On your own, you might have sufficient funds to make a worthwhile investment in one or two stocks; together with other investors in a managed fund, you'll gain exposure to a whole range of assets. And professional fund managers will manage these investments for you.
There are various types of managed fund. Some focus on one particular asset class, such as property. Others invest in a combination of assets - across shares, property, bonds and cash.
When you buy into a managed fund you buy 'units' of equal value in the fund. If the value of the assets owned by the fund rises, then so too does the value of your units. If the value of the investments falls, then so too does the value of your units.
In addition, profits from the sale of fund assets, such as shares, and income generated by assets are passed on to unit holders in the form of 'distributions'. These distributions are in some ways the equivalent of receiving dividends on shares.
The attraction of managed funds is diversification (see Building Wealth). If you want to invest in shares but only have $1000, you'll really only be able to invest in one company - leaving you overly exposed to the fortunes of that business.
But invest that money in a share fund and you'll gain an interest in 10, 20 or even 50 Australian or international companies.
The same applies to property trusts. You might want to include real estate in your portfolio but can't afford to buy an investment property yourself. Instead, you could invest in a property trust, gaining exposure to shopping centres, city office blocks, warehouses or hotels, depending on the fund's focus.
Investing in a managed fund also gives you access to the expertise of professional fund managers, who should have better research and deeper knowledge of the markets in which they specialise. Apart from anything, they work full-time in investing, while you may not be able to devote much time to a portfolio.
Of course, you won't have complete control over where your money is invested - those decisions are made by the fund manager. But with thousands of managed funds to choose from, you should be able to find one that reflects your risk profile and closely mirrors the choices you might have made yourself.

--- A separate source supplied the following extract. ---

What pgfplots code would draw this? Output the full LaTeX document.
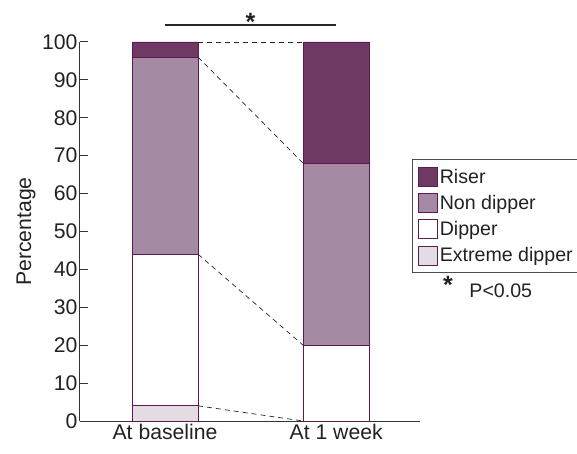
\documentclass[border=0pt]{standalone}
\usepackage{fontspec}
\setmainfont{Liberation Sans}
\usepackage{pgfplots}
\pgfplotsset{compat=1.18}
\definecolor{riser}{HTML}{6E3A64}
\definecolor{nondip}{HTML}{A48AA2}
\definecolor{extdip}{HTML}{E4DCE3}
\definecolor{edge}{HTML}{5C1A52}
\definecolor{txt}{HTML}{222222}
\begin{document}
\begin{tikzpicture}
\begin{axis}[
  name=ax,
  scale only axis,
  width=340pt, height=379pt,
  xmin=0.503, xmax=2.49,
  ymin=0, ymax=100,
  ybar stacked,
  bar width=0.386,
  axis x line*=bottom, axis y line*=left,
  axis line style={line width=1pt, draw=black!80},
  tick align=inside,
  major tick length=8pt,
  ytick={0,10,...,100},
  xtick={1,2},
  xticklabels={At baseline, At 1 week},
  xtick style={draw=none},
  ytick style={line width=1pt, draw=black!80},
  tick label style={font=\fontsize{21.2}{25}\selectfont, text=txt},
  yticklabel style={xshift=1pt},
  /pgf/number format/assume math mode=true,
  ylabel={Percentage},
  ylabel style={font=\fontsize{21.2}{25}\selectfont, text=txt, at={(rel axis cs:0,0.5)}, anchor=center, yshift=54pt},
  clip=false,
  reverse legend,
  legend style={at={(rel axis cs:0.976,0.691)}, anchor=north west, draw=black!70, line width=0.6pt,
    font=\fontsize{19.6}{23}\selectfont, text=txt, row sep=6.5pt, inner xsep=6pt, inner ysep=7.5pt},
  legend cell align=left,
  legend image code/.code={\draw[#1, draw=edge, line width=0.7pt] (0pt,-9.5pt) rectangle (19pt,9.5pt);},
]
\addplot[fill=extdip, draw=edge, line width=0.8pt] coordinates {(1,4) (2,0)};
\addplot[fill=white, draw=edge, line width=0.8pt] coordinates {(1,40) (2,20)};
\addplot[fill=nondip, draw=edge, line width=0.8pt] coordinates {(1,52) (2,48)};
\addplot[fill=riser, draw=edge, line width=0.8pt] coordinates {(1,4) (2,32)};
\legend{Extreme dipper, Dipper, Non dipper, Riser}
\node[anchor=west, font=\fontsize{19.6}{23}\selectfont, text=txt] at (rel axis cs:1.135,0.343) {P<0.05};
\node[anchor=center, font=\fontsize{25}{27}\bfseries, text=txt] at (rel axis cs:1.082,0.36) {*};
\end{axis}
\begin{axis}[
  scale only axis,
  width=340pt, height=379pt,
  xmin=0.503, xmax=2.49,
  ymin=0, ymax=100,
  hide axis, clip=false,
]
\addplot[dashed, dash pattern=on 5pt off 4pt, line width=0.7pt, black!85] coordinates {(1.193,100) (1.807,100)};
\addplot[dashed, dash pattern=on 5pt off 4pt, line width=0.7pt, black!85] coordinates {(1.193,96) (1.807,68)};
\addplot[dashed, dash pattern=on 5pt off 4pt, line width=0.7pt, black!85] coordinates {(1.193,44) (1.807,20)};
\addplot[dashed, dash pattern=on 5pt off 4pt, line width=0.7pt, black!85] coordinates {(1.193,4) (1.807,0)};
\addplot[line width=1.2pt, black!85] coordinates {(1,104.5) (2,104.5)};
\node[font=\fontsize{25}{27}\bfseries, text=txt] at (axis cs:1.5,105.4) {*};
\end{axis}
\pgfresetboundingbox
\path[use as bounding box] ([shift={(-80pt,-32pt)}]ax.south west) rectangle ([shift={(157pt,42pt)}]ax.north east);
\end{tikzpicture}
\end{document}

In addition to their other benefits, many managed funds also offer the convenience of savings plans, which can be a way of easing yourself into the market with limited resources.
After investing an initial lump sum - as low as $1000 in some cases - a savings plan allows you to contribute a set, smaller amount each month (say, $100).
This also gives you the benefit of 'dollar cost averaging'. In the months when the unit price is low, you'll get more units for your $100; in the months when the unit price is high, you'll buy fewer (though you'll enjoy the capital gain).
In theory, if you average out what you paid for your units across the year, the fluctuations should largely be ironed out.
Managed funds are also sometimes called unit trusts, in reference to the legal structure used by managed funds. Another term you'll come across is 'managed investment'. That's a broader term, also covering investments such as solicitors' mortgages.
Should you use managed funds instead of directly investing in shares? Ask yourself:
- Can I afford to buy about a dozen individual stocks?
- Do I have the time to monitor a portfolio?
- Do I have ready access to information and research?
- Am I unemotional about investment decisions?
- Am I comfortable with the fees I will pay a manager?
- Am I confident in their skills and independence?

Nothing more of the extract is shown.